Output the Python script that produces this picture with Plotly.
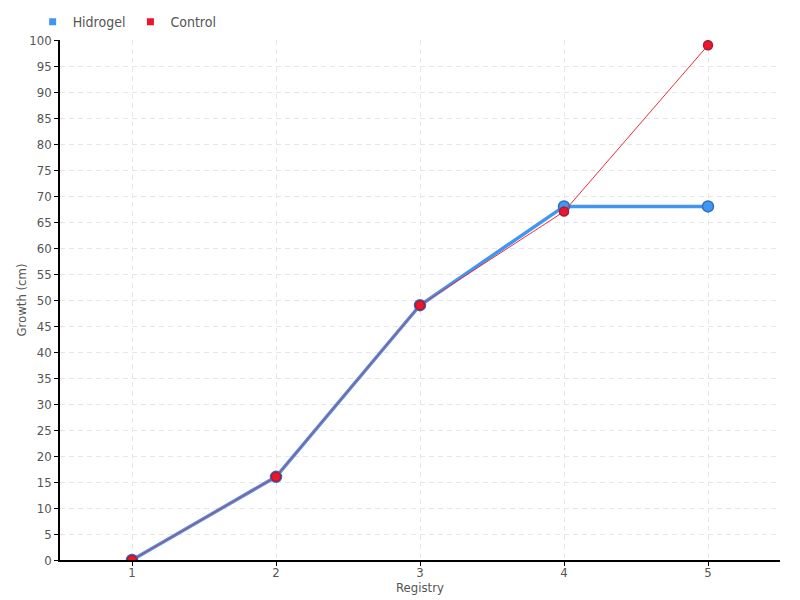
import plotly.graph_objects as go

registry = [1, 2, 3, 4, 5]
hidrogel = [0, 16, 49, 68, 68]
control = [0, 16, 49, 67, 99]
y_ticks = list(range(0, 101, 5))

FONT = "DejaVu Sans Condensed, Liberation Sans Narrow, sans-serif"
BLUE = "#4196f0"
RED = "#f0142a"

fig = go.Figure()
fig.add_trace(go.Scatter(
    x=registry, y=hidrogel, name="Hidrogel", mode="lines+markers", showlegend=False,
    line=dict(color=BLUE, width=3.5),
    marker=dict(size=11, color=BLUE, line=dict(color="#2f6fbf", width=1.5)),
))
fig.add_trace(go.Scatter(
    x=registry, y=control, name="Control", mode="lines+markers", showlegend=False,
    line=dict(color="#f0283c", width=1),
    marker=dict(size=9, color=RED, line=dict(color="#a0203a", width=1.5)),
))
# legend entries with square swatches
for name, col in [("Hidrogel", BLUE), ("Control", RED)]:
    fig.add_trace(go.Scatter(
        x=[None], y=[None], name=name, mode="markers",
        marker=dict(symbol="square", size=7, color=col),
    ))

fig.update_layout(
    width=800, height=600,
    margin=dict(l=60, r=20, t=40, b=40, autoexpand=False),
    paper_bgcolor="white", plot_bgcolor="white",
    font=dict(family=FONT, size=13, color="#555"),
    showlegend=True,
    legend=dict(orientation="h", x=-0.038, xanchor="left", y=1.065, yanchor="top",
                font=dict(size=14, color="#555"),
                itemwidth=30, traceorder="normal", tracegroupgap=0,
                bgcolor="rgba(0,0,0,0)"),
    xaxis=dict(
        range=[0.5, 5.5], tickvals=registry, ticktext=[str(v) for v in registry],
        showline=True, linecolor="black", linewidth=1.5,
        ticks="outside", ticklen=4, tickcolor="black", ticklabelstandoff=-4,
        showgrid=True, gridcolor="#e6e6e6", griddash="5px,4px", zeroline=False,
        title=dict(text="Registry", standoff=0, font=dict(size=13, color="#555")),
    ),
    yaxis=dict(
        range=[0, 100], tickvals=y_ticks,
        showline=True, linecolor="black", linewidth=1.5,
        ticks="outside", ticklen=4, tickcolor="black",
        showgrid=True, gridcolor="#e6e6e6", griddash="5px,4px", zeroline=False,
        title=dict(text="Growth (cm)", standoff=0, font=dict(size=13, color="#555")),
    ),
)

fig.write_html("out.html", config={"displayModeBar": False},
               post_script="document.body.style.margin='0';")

• [Challenge]:
All of the data above should be quoted exactly, except for the pictures.

• [Exercise answer]:
Output the Python script that produces this picture with Plotly.
import plotly.graph_objects as go

registry = [1, 2, 3, 4, 5]
hidrogel = [0, 16, 49, 68, 68]
control = [0, 16, 49, 67, 99]
y_ticks = list(range(0, 101, 5))

FONT = "DejaVu Sans Condensed, Liberation Sans Narrow, sans-serif"
BLUE = "#4196f0"
RED = "#f0142a"

fig = go.Figure()
fig.add_trace(go.Scatter(
    x=registry, y=hidrogel, name="Hidrogel", mode="lines+markers", showlegend=False,
    line=dict(color=BLUE, width=3.5),
    marker=dict(size=11, color=BLUE, line=dict(color="#2f6fbf", width=1.5)),
))
fig.add_trace(go.Scatter(
    x=registry, y=control, name="Control", mode="lines+markers", showlegend=False,
    line=dict(color="#f0283c", width=1),
    marker=dict(size=9, color=RED, line=dict(color="#a0203a", width=1.5)),
))
# legend entries with square swatches
for name, col in [("Hidrogel", BLUE), ("Control", RED)]:
    fig.add_trace(go.Scatter(
        x=[None], y=[None], name=name, mode="markers",
        marker=dict(symbol="square", size=7, color=col),
    ))

fig.update_layout(
    width=800, height=600,
    margin=dict(l=60, r=20, t=40, b=40, autoexpand=False),
    paper_bgcolor="white", plot_bgcolor="white",
    font=dict(family=FONT, size=13, color="#555"),
    showlegend=True,
    legend=dict(orientation="h", x=-0.038, xanchor="left", y=1.065, yanchor="top",
                font=dict(size=14, color="#555"),
                itemwidth=30, traceorder="normal", tracegroupgap=0,
                bgcolor="rgba(0,0,0,0)"),
    xaxis=dict(
        range=[0.5, 5.5], tickvals=registry, ticktext=[str(v) for v in registry],
        showline=True, linecolor="black", linewidth=1.5,
        ticks="outside", ticklen=4, tickcolor="black", ticklabelstandoff=-4,
        showgrid=True, gridcolor="#e6e6e6", griddash="5px,4px", zeroline=False,
        title=dict(text="Registry", standoff=0, font=dict(size=13, color="#555")),
    ),
    yaxis=dict(
        range=[0, 100], tickvals=y_ticks,
        showline=True, linecolor="black", linewidth=1.5,
        ticks="outside", ticklen=4, tickcolor="black",
        showgrid=True, gridcolor="#e6e6e6", griddash="5px,4px", zeroline=False,
        title=dict(text="Growth (cm)", standoff=0, font=dict(size=13, color="#555")),
    ),
)

fig.write_html("out.html", config={"displayModeBar": False},
               post_script="document.body.style.margin='0';")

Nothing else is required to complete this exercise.